AS mengenakan tarif 10 persen pada semua impor China minggu ini, yang memicu tindakan balasan dari Beijing.
Membatasi akses ke AS akan memaksa China untuk mencari pasar lain dan dapat membuang produk diskon ke Eropa, sehingga menghambat pertumbuhan dan harga, kata Cipollone.
Model yang disusun oleh Peterson Institute for International Economics, sebuah lembaga pemikir yang berbasis di Washington, menyimpulkan bahwa meskipun pengenaan tarif akan membuat AS sendiri terpukul terhadap pertumbuhan, AS akan menderita lebih sedikit daripada targetnya.
Namun, Cipollone tampaknya meremehkan dampak tarif potensial yang ditujukan ke Eropa.
Ia mengatakan perusahaan dapat menyerap sebagian dari biaya yang lebih tinggi dengan mengorbankan margin keuntungan sementara pelemahan euro yang tak terelakkan terhadap dolar AS juga akan melindungi blok tersebut.
Perselisihan perdagangan dapat menyeret pertumbuhan ekonomi ke bawah tetapi tidak cukup untuk memicu resesi, terutama karena bagian lain dari ekonomi menunjukkan ketahanan.
Cipollone mencatat bahwa pasar tenaga kerja bertahan, konsumsi kemungkinan akan pulih, konstruksi kuat, pemotongan suku bunga berdampak pada ekonomi dan bahkan industri, yang mengalami resesi selama dua tahun terakhir, menunjukkan tanda-tanda akan mencapai titik terendah.

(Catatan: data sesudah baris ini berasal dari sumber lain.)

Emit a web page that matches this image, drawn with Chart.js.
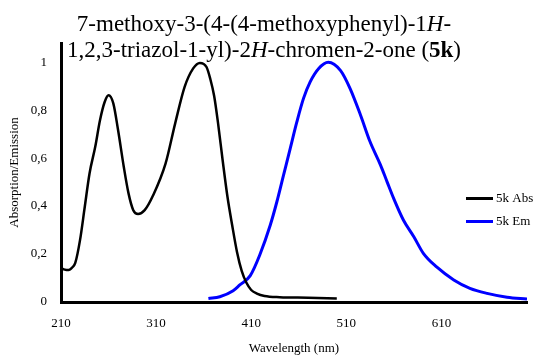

“Kita mungkin tidak sedang mengalami pertumbuhan pesat, tetapi saya tidak memperkirakan resesi sama sekali,” katanya.
Bahkan jika ketegangan perdagangan mengancam akan menyeret inflasi lebih rendah, faktor-faktor lain, khususnya biaya energi, menarik harga ke arah lain, sehingga risiko terhadap prospek tetap seimbang, bahkan jika beberapa pembuat kebijakan khawatir ECB dapat gagal mencapai targetnya.